## Aim of the task
Set the listing down again in full, word for word, with the pictures left out.

○ ○ ○ ○ ○ ○ ○

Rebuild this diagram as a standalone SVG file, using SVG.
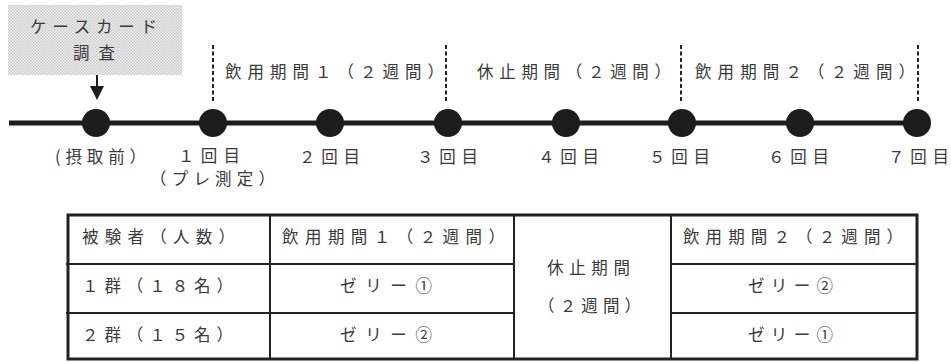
<svg xmlns="http://www.w3.org/2000/svg" width="951" height="362" viewBox="0 0 951 362">
<defs>
<pattern id="dots" width="3" height="3" patternUnits="userSpaceOnUse">
<rect width="3" height="3" fill="#f2f2f2"/>
<rect x="0" y="0" width="1.5" height="1.5" fill="#c8c8c8"/>
<rect x="1.5" y="1.5" width="1.5" height="1.5" fill="#c8c8c8"/>
</pattern>
</defs>
<style>
text{font-family:"Noto Sans CJK JP","Liberation Serif",sans-serif;font-size:16.5px;font-weight:400;fill:#3a3a3a}
.node{fill:#1c1c1c}
.dash{stroke:#222;stroke-width:2;stroke-dasharray:4 2.5;fill:none}
.tbl{stroke:#222;fill:none}
</style>
<rect width="951" height="362" fill="#fff"/>

<g id="case-card">
<rect x="8" y="5" width="174" height="70" fill="url(#dots)"/>
<text x="30" y="33" textLength="127" lengthAdjust="spacing">ケースカード</text>
<text x="73" y="59" textLength="42" lengthAdjust="spacing">調査</text>
</g>

<g id="connectors">
<line x1="9" y1="123" x2="918" y2="123" stroke="#1c1c1c" stroke-width="5"/>
<line x1="97" y1="75" x2="97" y2="88" stroke="#1c1c1c" stroke-width="2"/>
<polygon points="90,86 104,86 97,100" fill="#1c1c1c"/>
<line class="dash" x1="213" y1="45" x2="213" y2="101"/>
<line class="dash" x1="446" y1="45" x2="446" y2="101"/>
<line class="dash" x1="681" y1="45" x2="681" y2="101"/>
<line class="dash" x1="918" y1="45" x2="918" y2="101"/>
</g>

<g id="periods">
<text x="225" y="78" textLength="219" lengthAdjust="spacing">飲用期間１（２週間）</text>
<text x="477" y="78" textLength="194" lengthAdjust="spacing">休止期間（２週間）</text>
<text x="695" y="78" textLength="220" lengthAdjust="spacing">飲用期間２（２週間）</text>
</g>

<g id="t0"><circle class="node" cx="96" cy="123" r="14"/><text x="55" y="163" textLength="91" lengthAdjust="spacing">(摂取前）</text></g>
<g id="t1"><circle class="node" cx="213" cy="123" r="14"/><text x="178" y="162" textLength="62" lengthAdjust="spacing">１回目</text><text x="150" y="185" textLength="125" lengthAdjust="spacing">（プレ測定）</text></g>
<g id="t2"><circle class="node" cx="330" cy="123" r="14"/><text x="299" y="163" textLength="61" lengthAdjust="spacing">２回目</text></g>
<g id="t3"><circle class="node" cx="448" cy="123" r="14"/><text x="417" y="163" textLength="61" lengthAdjust="spacing">３回目</text></g>
<g id="t4"><circle class="node" cx="566" cy="123" r="14"/><text x="538" y="163" textLength="61" lengthAdjust="spacing">４回目</text></g>
<g id="t5"><circle class="node" cx="682" cy="123" r="14"/><text x="649" y="163" textLength="61" lengthAdjust="spacing">５回目</text></g>
<g id="t6"><circle class="node" cx="800" cy="123" r="14"/><text x="768" y="163" textLength="61" lengthAdjust="spacing">６回目</text></g>
<g id="t7"><circle class="node" cx="917" cy="123" r="14"/><text x="888" y="163" textLength="61" lengthAdjust="spacing">７回目</text></g>

<g id="table">
<rect class="tbl" x="68" y="215" width="849" height="144" stroke-width="3"/>
<g class="tbl" stroke-width="2">
<line x1="66" y1="264" x2="514" y2="264"/>
<line x1="66" y1="313" x2="514" y2="313"/>
<line x1="671" y1="264" x2="917" y2="264"/>
<line x1="671" y1="313" x2="917" y2="313"/>
<line x1="270" y1="215" x2="270" y2="359"/>
<line x1="514" y1="215" x2="514" y2="359"/>
<line x1="671" y1="215" x2="671" y2="359"/>
</g>
<text x="82" y="243" textLength="153" lengthAdjust="spacing">被験者（人数）</text>
<text x="82" y="292" textLength="151" lengthAdjust="spacing">１群（１８名）</text>
<text x="82" y="341" textLength="151" lengthAdjust="spacing">２群（１５名）</text>
<text x="282" y="243" textLength="223" lengthAdjust="spacing">飲用期間１（２週間）</text>
<text x="340" y="292" textLength="92" lengthAdjust="spacing">ゼリー①</text>
<text x="340" y="341" textLength="92" lengthAdjust="spacing">ゼリー②</text>
<text x="547" y="274" textLength="83" lengthAdjust="spacing">休止期間</text>
<text x="538" y="312" textLength="103" lengthAdjust="spacing">（２週間）</text>
<text x="683" y="243" textLength="220" lengthAdjust="spacing">飲用期間２（２週間）</text>
<text x="748" y="292" textLength="85" lengthAdjust="spacing">ゼリー②</text>
<text x="748" y="341" textLength="85" lengthAdjust="spacing">ゼリー①</text>
</g>
</svg>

○ ○ ○ ○ ○ ○ ○

## Written answer
Rebuild this diagram as a standalone SVG file, using SVG.
<svg xmlns="http://www.w3.org/2000/svg" width="951" height="362" viewBox="0 0 951 362">
<defs>
<pattern id="dots" width="3" height="3" patternUnits="userSpaceOnUse">
<rect width="3" height="3" fill="#f2f2f2"/>
<rect x="0" y="0" width="1.5" height="1.5" fill="#c8c8c8"/>
<rect x="1.5" y="1.5" width="1.5" height="1.5" fill="#c8c8c8"/>
</pattern>
</defs>
<style>
text{font-family:"Noto Sans CJK JP","Liberation Serif",sans-serif;font-size:16.5px;font-weight:400;fill:#3a3a3a}
.node{fill:#1c1c1c}
.dash{stroke:#222;stroke-width:2;stroke-dasharray:4 2.5;fill:none}
.tbl{stroke:#222;fill:none}
</style>
<rect width="951" height="362" fill="#fff"/>

<g id="case-card">
<rect x="8" y="5" width="174" height="70" fill="url(#dots)"/>
<text x="30" y="33" textLength="127" lengthAdjust="spacing">ケースカード</text>
<text x="73" y="59" textLength="42" lengthAdjust="spacing">調査</text>
</g>

<g id="connectors">
<line x1="9" y1="123" x2="918" y2="123" stroke="#1c1c1c" stroke-width="5"/>
<line x1="97" y1="75" x2="97" y2="88" stroke="#1c1c1c" stroke-width="2"/>
<polygon points="90,86 104,86 97,100" fill="#1c1c1c"/>
<line class="dash" x1="213" y1="45" x2="213" y2="101"/>
<line class="dash" x1="446" y1="45" x2="446" y2="101"/>
<line class="dash" x1="681" y1="45" x2="681" y2="101"/>
<line class="dash" x1="918" y1="45" x2="918" y2="101"/>
</g>

<g id="periods">
<text x="225" y="78" textLength="219" lengthAdjust="spacing">飲用期間１（２週間）</text>
<text x="477" y="78" textLength="194" lengthAdjust="spacing">休止期間（２週間）</text>
<text x="695" y="78" textLength="220" lengthAdjust="spacing">飲用期間２（２週間）</text>
</g>

<g id="t0"><circle class="node" cx="96" cy="123" r="14"/><text x="55" y="163" textLength="91" lengthAdjust="spacing">(摂取前）</text></g>
<g id="t1"><circle class="node" cx="213" cy="123" r="14"/><text x="178" y="162" textLength="62" lengthAdjust="spacing">１回目</text><text x="150" y="185" textLength="125" lengthAdjust="spacing">（プレ測定）</text></g>
<g id="t2"><circle class="node" cx="330" cy="123" r="14"/><text x="299" y="163" textLength="61" lengthAdjust="spacing">２回目</text></g>
<g id="t3"><circle class="node" cx="448" cy="123" r="14"/><text x="417" y="163" textLength="61" lengthAdjust="spacing">３回目</text></g>
<g id="t4"><circle class="node" cx="566" cy="123" r="14"/><text x="538" y="163" textLength="61" lengthAdjust="spacing">４回目</text></g>
<g id="t5"><circle class="node" cx="682" cy="123" r="14"/><text x="649" y="163" textLength="61" lengthAdjust="spacing">５回目</text></g>
<g id="t6"><circle class="node" cx="800" cy="123" r="14"/><text x="768" y="163" textLength="61" lengthAdjust="spacing">６回目</text></g>
<g id="t7"><circle class="node" cx="917" cy="123" r="14"/><text x="888" y="163" textLength="61" lengthAdjust="spacing">７回目</text></g>

<g id="table">
<rect class="tbl" x="68" y="215" width="849" height="144" stroke-width="3"/>
<g class="tbl" stroke-width="2">
<line x1="66" y1="264" x2="514" y2="264"/>
<line x1="66" y1="313" x2="514" y2="313"/>
<line x1="671" y1="264" x2="917" y2="264"/>
<line x1="671" y1="313" x2="917" y2="313"/>
<line x1="270" y1="215" x2="270" y2="359"/>
<line x1="514" y1="215" x2="514" y2="359"/>
<line x1="671" y1="215" x2="671" y2="359"/>
</g>
<text x="82" y="243" textLength="153" lengthAdjust="spacing">被験者（人数）</text>
<text x="82" y="292" textLength="151" lengthAdjust="spacing">１群（１８名）</text>
<text x="82" y="341" textLength="151" lengthAdjust="spacing">２群（１５名）</text>
<text x="282" y="243" textLength="223" lengthAdjust="spacing">飲用期間１（２週間）</text>
<text x="340" y="292" textLength="92" lengthAdjust="spacing">ゼリー①</text>
<text x="340" y="341" textLength="92" lengthAdjust="spacing">ゼリー②</text>
<text x="547" y="274" textLength="83" lengthAdjust="spacing">休止期間</text>
<text x="538" y="312" textLength="103" lengthAdjust="spacing">（２週間）</text>
<text x="683" y="243" textLength="220" lengthAdjust="spacing">飲用期間２（２週間）</text>
<text x="748" y="292" textLength="85" lengthAdjust="spacing">ゼリー②</text>
<text x="748" y="341" textLength="85" lengthAdjust="spacing">ゼリー①</text>
</g>
</svg>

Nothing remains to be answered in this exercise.